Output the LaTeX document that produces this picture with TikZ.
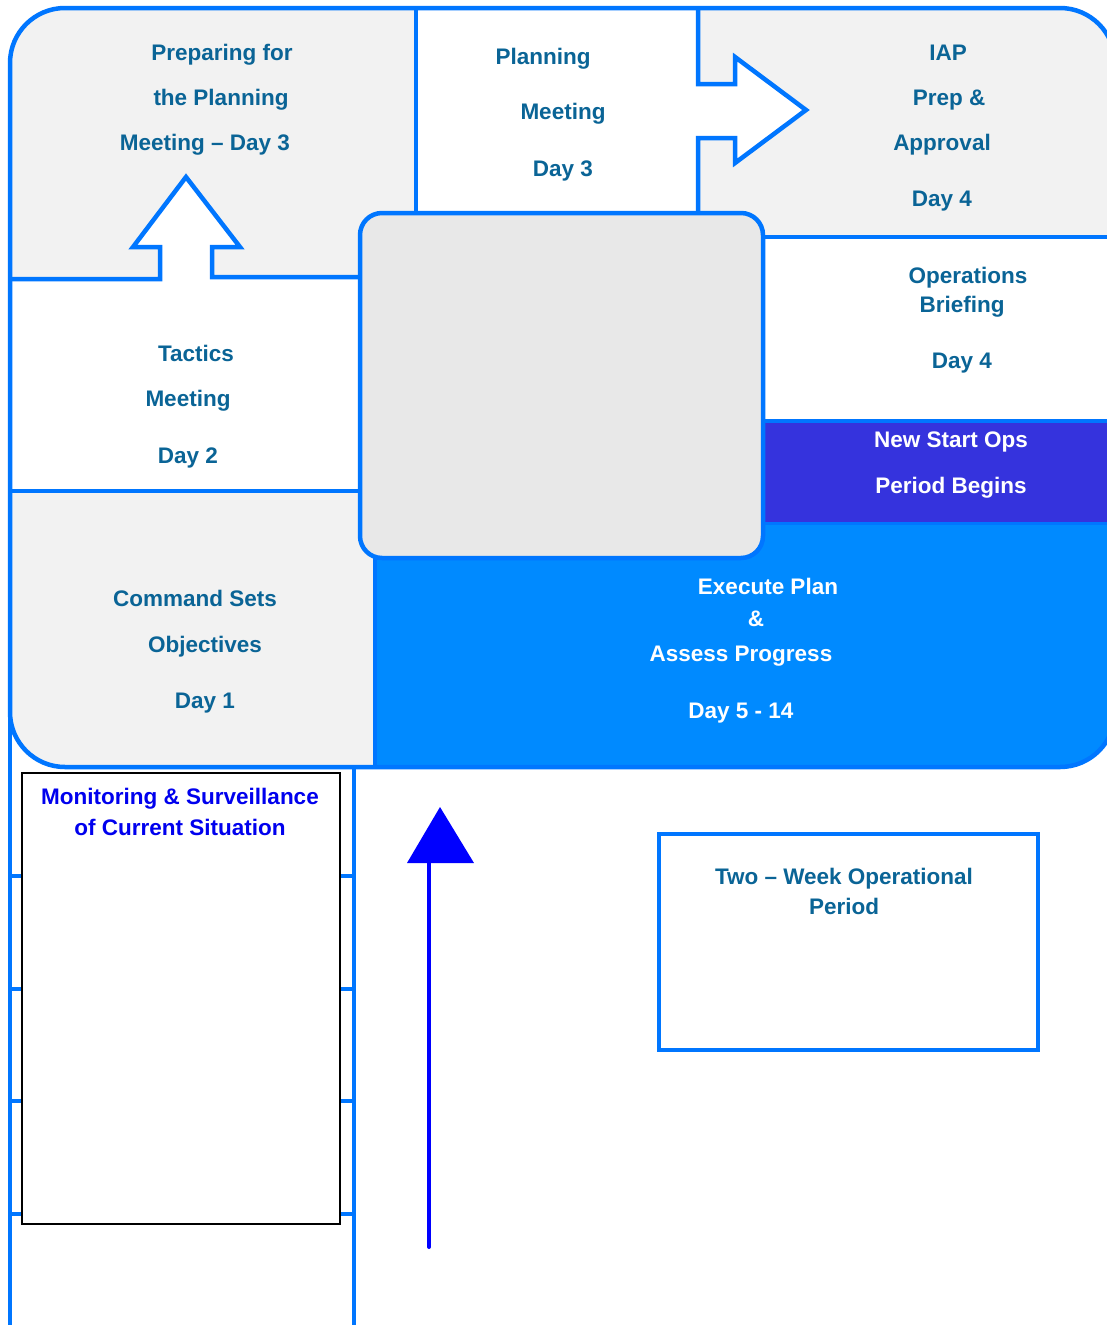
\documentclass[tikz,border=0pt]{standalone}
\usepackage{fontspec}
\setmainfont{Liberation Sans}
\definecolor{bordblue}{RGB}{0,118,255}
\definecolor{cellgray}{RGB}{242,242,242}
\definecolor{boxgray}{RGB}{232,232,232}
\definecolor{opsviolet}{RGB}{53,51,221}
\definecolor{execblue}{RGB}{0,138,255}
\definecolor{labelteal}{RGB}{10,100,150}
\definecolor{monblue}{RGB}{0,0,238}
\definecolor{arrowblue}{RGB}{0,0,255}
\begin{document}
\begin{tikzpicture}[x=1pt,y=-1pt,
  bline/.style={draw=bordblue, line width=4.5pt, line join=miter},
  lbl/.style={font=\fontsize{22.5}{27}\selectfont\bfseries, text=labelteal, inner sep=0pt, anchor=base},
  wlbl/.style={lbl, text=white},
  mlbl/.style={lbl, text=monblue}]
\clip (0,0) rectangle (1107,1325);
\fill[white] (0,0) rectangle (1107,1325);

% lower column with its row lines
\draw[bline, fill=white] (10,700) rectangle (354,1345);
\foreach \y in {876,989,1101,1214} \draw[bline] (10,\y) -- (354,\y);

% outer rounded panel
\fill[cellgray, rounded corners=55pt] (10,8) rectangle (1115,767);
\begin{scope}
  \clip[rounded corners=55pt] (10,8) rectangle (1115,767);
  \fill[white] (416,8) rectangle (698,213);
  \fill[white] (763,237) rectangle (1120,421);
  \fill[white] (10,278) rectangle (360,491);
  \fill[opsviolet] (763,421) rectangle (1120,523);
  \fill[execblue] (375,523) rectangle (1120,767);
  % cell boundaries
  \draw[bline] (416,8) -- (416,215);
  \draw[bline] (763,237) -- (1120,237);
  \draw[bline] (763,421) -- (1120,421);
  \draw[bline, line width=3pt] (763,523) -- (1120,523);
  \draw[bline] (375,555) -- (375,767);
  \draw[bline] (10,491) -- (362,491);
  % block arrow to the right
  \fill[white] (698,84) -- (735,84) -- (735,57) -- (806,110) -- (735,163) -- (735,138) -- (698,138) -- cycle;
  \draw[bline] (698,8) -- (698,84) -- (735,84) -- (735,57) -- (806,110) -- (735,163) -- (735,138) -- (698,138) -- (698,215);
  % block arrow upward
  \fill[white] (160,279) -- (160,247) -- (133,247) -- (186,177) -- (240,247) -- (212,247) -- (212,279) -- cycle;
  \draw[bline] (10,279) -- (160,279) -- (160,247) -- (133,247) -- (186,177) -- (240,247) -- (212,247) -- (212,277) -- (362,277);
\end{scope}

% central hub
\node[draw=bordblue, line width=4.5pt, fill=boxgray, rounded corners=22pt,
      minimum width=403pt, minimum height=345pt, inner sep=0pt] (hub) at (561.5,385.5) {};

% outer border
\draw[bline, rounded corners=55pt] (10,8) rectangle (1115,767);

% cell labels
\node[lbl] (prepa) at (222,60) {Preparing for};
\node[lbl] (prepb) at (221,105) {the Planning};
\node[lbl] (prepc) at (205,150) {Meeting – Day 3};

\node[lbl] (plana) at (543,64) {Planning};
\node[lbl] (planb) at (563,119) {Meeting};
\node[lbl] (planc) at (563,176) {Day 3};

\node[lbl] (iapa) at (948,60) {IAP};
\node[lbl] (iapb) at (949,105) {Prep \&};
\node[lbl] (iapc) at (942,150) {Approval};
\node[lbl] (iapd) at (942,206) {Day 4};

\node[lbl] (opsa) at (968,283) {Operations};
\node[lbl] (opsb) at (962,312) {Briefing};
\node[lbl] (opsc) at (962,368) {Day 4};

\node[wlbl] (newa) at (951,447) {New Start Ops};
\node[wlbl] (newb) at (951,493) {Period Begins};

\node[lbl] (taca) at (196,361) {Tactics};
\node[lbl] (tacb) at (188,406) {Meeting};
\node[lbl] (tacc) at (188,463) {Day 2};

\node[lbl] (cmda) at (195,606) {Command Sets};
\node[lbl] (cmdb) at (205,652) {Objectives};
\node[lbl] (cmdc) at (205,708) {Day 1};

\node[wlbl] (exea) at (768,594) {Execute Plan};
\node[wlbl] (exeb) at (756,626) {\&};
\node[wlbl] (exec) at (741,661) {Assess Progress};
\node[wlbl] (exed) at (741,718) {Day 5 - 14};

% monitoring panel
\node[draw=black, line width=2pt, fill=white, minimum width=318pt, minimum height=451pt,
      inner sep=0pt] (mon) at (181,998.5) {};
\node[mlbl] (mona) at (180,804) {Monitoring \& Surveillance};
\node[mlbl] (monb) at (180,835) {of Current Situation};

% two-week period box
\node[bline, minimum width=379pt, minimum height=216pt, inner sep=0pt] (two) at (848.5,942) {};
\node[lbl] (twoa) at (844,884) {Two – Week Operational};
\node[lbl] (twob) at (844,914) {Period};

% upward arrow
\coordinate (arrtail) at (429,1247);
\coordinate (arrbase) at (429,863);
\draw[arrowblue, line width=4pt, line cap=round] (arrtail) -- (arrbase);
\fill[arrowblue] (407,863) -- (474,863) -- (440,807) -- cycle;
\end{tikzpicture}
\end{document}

•••••

What needs to be done: Read the data above and pull out each line that holds the string "with".

Response for this exercise:
Output the LaTeX document that produces this picture with TikZ.
% lower column with its row lines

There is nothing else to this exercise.